Qué lejos quedan aquellos teléfonos de rosca atados a un cable. Si esperabas una llamada importante, había que esperar sentado al lado. A veces, podía ser una llamada de trabajo. Otras, el suspiro por ver si aparecía aquel amor imposible al que le diste tu número telefónico garabateado en un papelillo.
Ahora, el teléfono se ha transformado en una ventana al mundo. Con estruendos incluidos, cuando hay poca o mucha cobertura. Ya se sabe, los extremos suelen crear interferencias.
El teléfono de hoy es la vida en un bolsillo. Y eso puede asustar, claro. Sobre todo si no sabemos tomar distancia con la marabunta de cosas que vemos en el teléfono a todas horas. El exceso de información es ruido. Bullicio que nos deja aturdidos en vehemencias, impidiendo a menudo coger aire para mirar con menos intensidad y mayor distancia. Lógico, pues no paramos de recibir imágenes en nuestra mano. Más y más imágenes. Cada una parece más efectista que la anterior. Imágenes con el aliciente de que encima podemos interactuar con ellas al instante. Tanto, que nos hemos creído que disponemos del superpoder de tener opinión de todo.
Sin embargo, las imágenes van más rápido que las ideas. Así que tal caudal nos aturulla en un perverso presentismo de usar y tirar, mientras nos vamos quedando aislados en burbujas de autoconvencimiento. Porque en la viralidad siempre encontraremos alguna demagogia que dará la razón a nuestros anhelos. De hecho, el populismo por simple se abre camino más fácil que los argumentos complejos y contrastados.
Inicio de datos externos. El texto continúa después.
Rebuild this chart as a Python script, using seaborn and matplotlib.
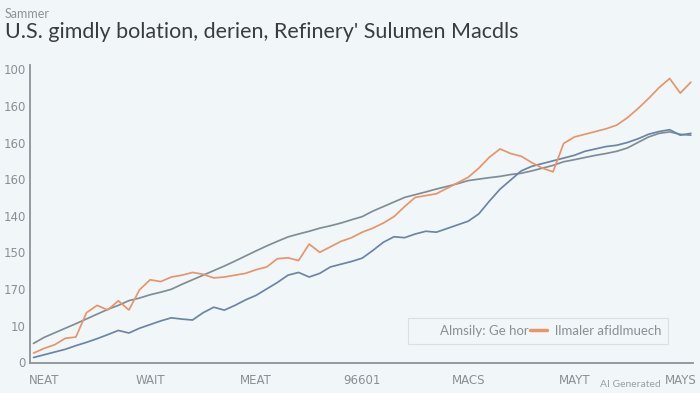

Es la consecuencia de vivir cada acontecimiento igual que devoramos un reality show en el que elegimos nuestros buenos y malos favoritos. Destripar la realidad en riguroso directo desde una pequeña pantalla que portamos encima las 24 horas puede incitar a la deshumanización de las personas. Sin escrúpulos. Sin empatías. Debatimos la información como si fuera una ficción que hasta ceba sus cliffhanger para mantener la emoción en alto.
Vivimos en una frenética cuenta atrás permanente que convierte a los ciudadanos en consumidores que siempre tienen la razón, que quieren todo «ya». Aunque no haya certezas. Aunque la actualidad requiera de perspectiva para ser comprendida. Da igual. Así somos más manipulables. Así nos vamos situando en una trágica contradicción: el teléfono en vez de comunicarnos nos puede encerrar en nuestros propios prejuicios.
Quizá alguien debería crear unas nuevas páginas amarillas. Esta vez no para buscar dónde comprar. No hace falta, ya somos nosotros mismos el producto más rentable en la era de la viralidad. Lo que necesitamos es una hoja de ruta para que los piratas de la inflamación de la opinión no nos hagan olvidar la sabia esencia de la telefonía: conectarnos, descubrirnos, tranquilizarnos, encontrarnos.